Posted on 04/03/2012 4:09:04 PM PDT by Greysard
The Wolfson Economics Prize, which challenges the worlds brightest economists to prepare a contingency plan for a break-up of the Eurozone, today (3rd April, 2012) unveiled a shortlist of five finalists.
The shortlisted entries, though all very different from each other, provide valuable ideas about how best to manage a member state leaving the euro.
The judges have given the finalists the opportunity to address key questions about their entry. Finalists will be given until the 29th of May to develop and resubmit their entries. Everyone who has progressed to this stage will be guaranteed a £10,000 share of the prize. The winner(s) of the Wolfson Economics Prize will be announced on the 5th of July.
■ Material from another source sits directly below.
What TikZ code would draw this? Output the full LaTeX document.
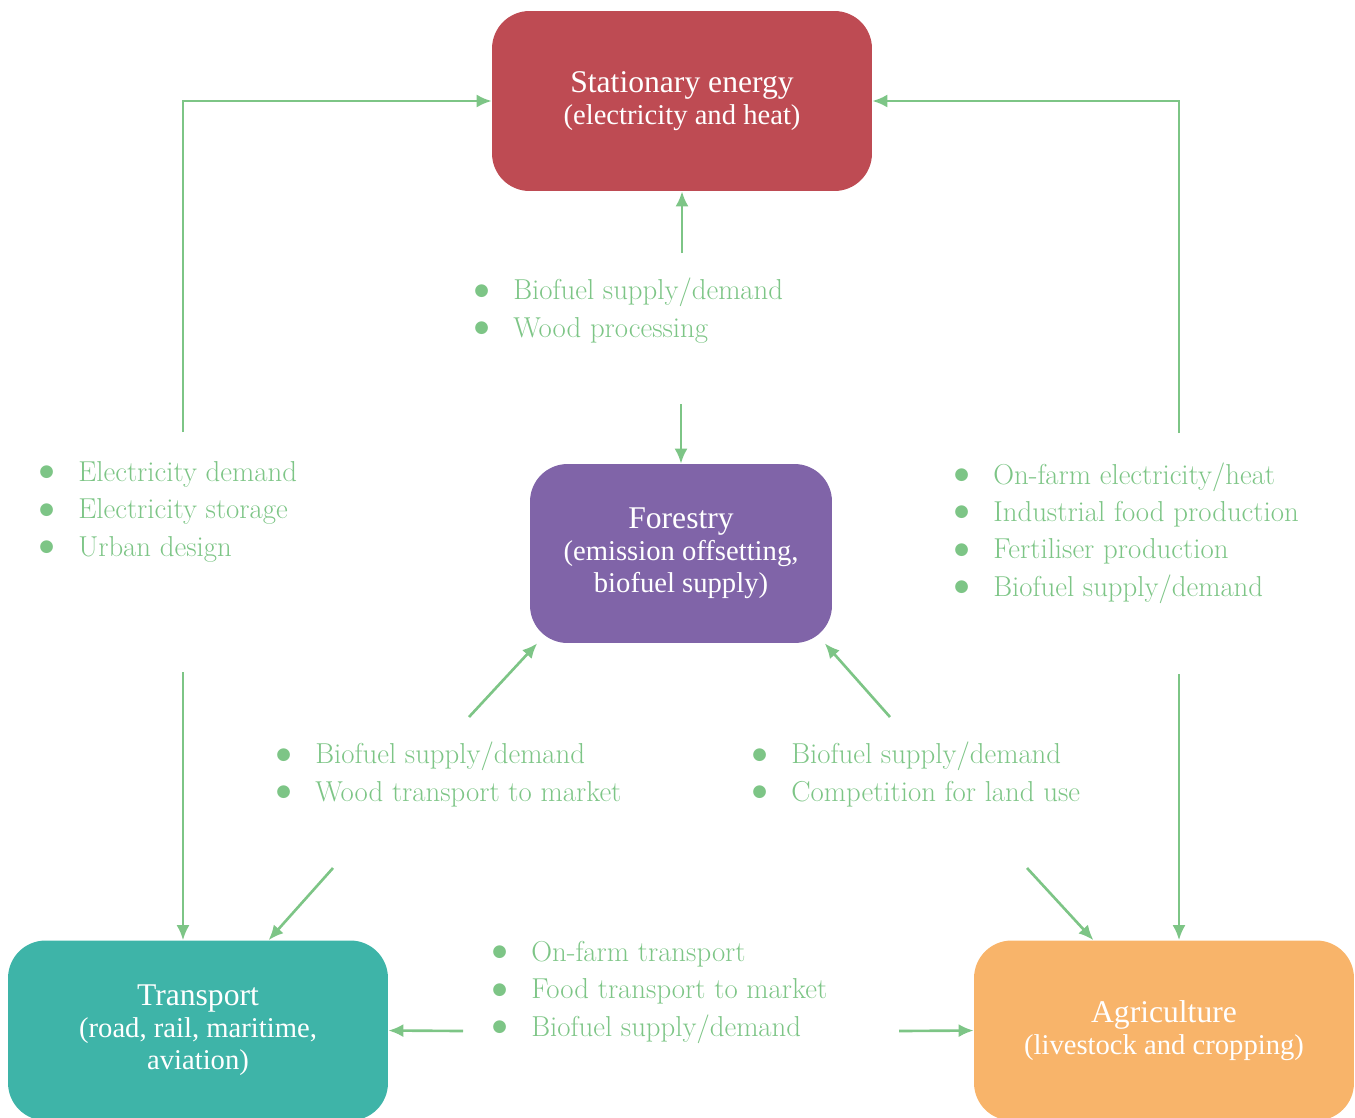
\documentclass[tikz,border=0pt]{standalone}
\usepackage{fontspec}
\newfontfamily\boxfont{Liberation Serif}
\newfontfamily\dotfont{DejaVu Sans}
\usetikzlibrary{arrows.meta}
\definecolor{energyred}{RGB}{190, 75, 83}
\definecolor{forestpurple}{RGB}{128, 100, 168}
\definecolor{transteal}{RGB}{62, 180, 168}
\definecolor{agriorange}{RGB}{248, 180, 106}
\definecolor{linkgreen}{RGB}{125, 197, 134}
\newcommand{\itm}{\llap{\raisebox{2.6pt}{\dotfont\fontsize{9.5}{9.5}\selectfont ●}\hspace{0.49cm}}}
\newcommand{\hd}[1]{{\fontsize{18}{18.3}\selectfont #1}}
\tikzset{
  sector/.style={rounded corners=0.75cm, text=white, align=center, inner sep=0pt,
                 font=\boxfont\fontsize{16.3}{18.3}\selectfont},
  bigsector/.style={sector, minimum width=7.6cm, minimum height=3.6cm},
  links/.style={text=linkgreen, align=left, inner sep=0pt, anchor=base west,
                font=\fontsize{16.4}{21.2}\selectfont},
  flow/.style={draw=linkgreen, line width=1.5pt, -{Latex[length=0.3cm, width=0.26cm]}},
}

\begin{document}
\begin{tikzpicture}[x=0.02cm, y=-0.02cm]
  \useasboundingbox (0,0) rectangle (1355,1117);
  %--- sectors ---------------------------------------------------------------
  \node[bigsector, fill=energyred] (stat) at (682,101)
    {\hd{Stationary energy}\\(electricity and heat)};
  \node[sector, fill=forestpurple, minimum width=6.04cm, minimum height=3.58cm]
    (frst) at (681,553.5) {\hd{Forestry}\\(emission offsetting,\\biofuel supply)};
  \node[bigsector, fill=transteal] (trans) at (198,1030.5)
    {\hd{Transport}\\(road, rail, maritime,\\aviation)};
  \node[bigsector, fill=agriorange] (agri) at (1164,1030.5)
    {\hd{Agriculture}\\(livestock and cropping)};
  %--- interactions (anchored at the last line) ------------------------------
  \node[links] (lsf) at (513,337)
    {\itm Biofuel supply/demand\\\itm Wood processing};
  \node[links] (lst) at (78,556)
    {\itm Electricity demand\\\itm Electricity storage\\\itm Urban design};
  \node[links] (lsa) at (993,596)
    {\itm On-farm electricity/heat\\\itm Industrial food production\\
     \itm Fertiliser production\\\itm Biofuel supply/demand};
  \node[links] (lft) at (315,801)
    {\itm Biofuel supply/demand\\\itm Wood transport to market};
  \node[links] (lfa) at (791,801)
    {\itm Biofuel supply/demand\\\itm Competition for land use};
  \node[links] (lta) at (531,1036)
    {\itm On-farm transport\\\itm Food transport to market\\\itm Biofuel supply/demand};
  %--- arrow tails -----------------------------------------------------------
  \coordinate (eup) at (183,432);
  \coordinate (edown) at (183,672);
  \coordinate (aup) at (1179,433);
  \coordinate (adown) at (1179,674);
  \coordinate (fup) at (682,253);
  \coordinate (fdown) at (681,404);
  \coordinate (tfup) at (469,717);
  \coordinate (tfdown) at (333,868);
  \coordinate (afup) at (890,717);
  \coordinate (afdown) at (1027,868);
  \coordinate (taleft) at (463,1031);
  \coordinate (taright) at (899,1031);
  %--- arrows ----------------------------------------------------------------
  \draw[flow] (eup) |- (stat.west);
  \draw[flow] (aup) |- (stat.east);
  \draw[flow] (fup) -- (stat.south);
  \draw[flow] (fdown) -- (frst.north);
  \draw[flow] (tfup) -- (frst.212);
  \draw[flow] (afup) -- (frst.-32);
  \draw[flow] (tfdown) -- (trans.52);
  \draw[flow] (afdown) -- (agri.128);
  \draw[flow] (edown) -- (edown |- trans.north);
  \draw[flow] (adown) -- (adown |- agri.north);
  \draw[flow] (taleft) -- (trans.east);
  \draw[flow] (taright) -- (agri.west);
\end{tikzpicture}
\end{document}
These are LARGE documents. I read only one, it's 156 pages long. However they are quite interesting. These documents lay bare the mechanisms by which a government can "reset" its economy by declaring that all its citizens have now nothing. For example:
More stringent capital controls could be imposed. Resident households and businesses might be forbidden from acquiring foreign assets, investing overseas or holding bank accounts outside their own country. Borrowing and lending abroad can be forbidden or limited. Residents might be required to exchange any foreign currency acquired through sales, gifts, subsidies and so on back into the domestic currency. Foreign businesses operating in the exiting country might be forbidden from repatriating profits. Fines could be imposed for violation of any of these rules.
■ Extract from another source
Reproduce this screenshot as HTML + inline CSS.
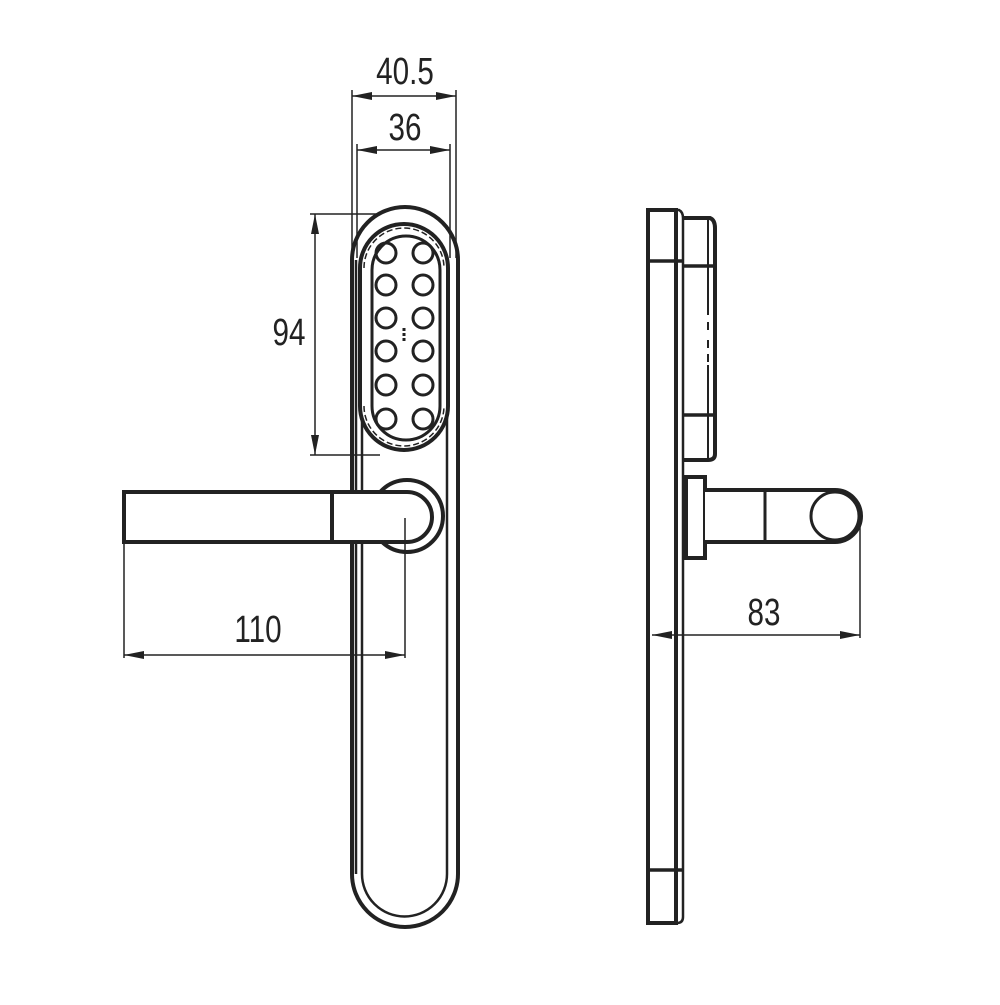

This is what's being prepared for Greece and perhaps a few other of PIIGS countries. However if anything is to happen to the US dollar, the USA will see exactly the same scenario. I'd classify these documents as an early warning.
Wolfson gurus see euro break-up as dangerous but liberating
yitbos
Seems like a stupid competition because the solution is simple. Government lay off and make gold the currency and everything will be fine. In the meantime, do not bailout banks, but separate the depositors accounts from failing banks and tie them directly to the borrowers.
Such competitions do injustice to everyone because they elevate common sense economics to the level of something only the super-intelligent can understand. This plays right into the hands of liberals.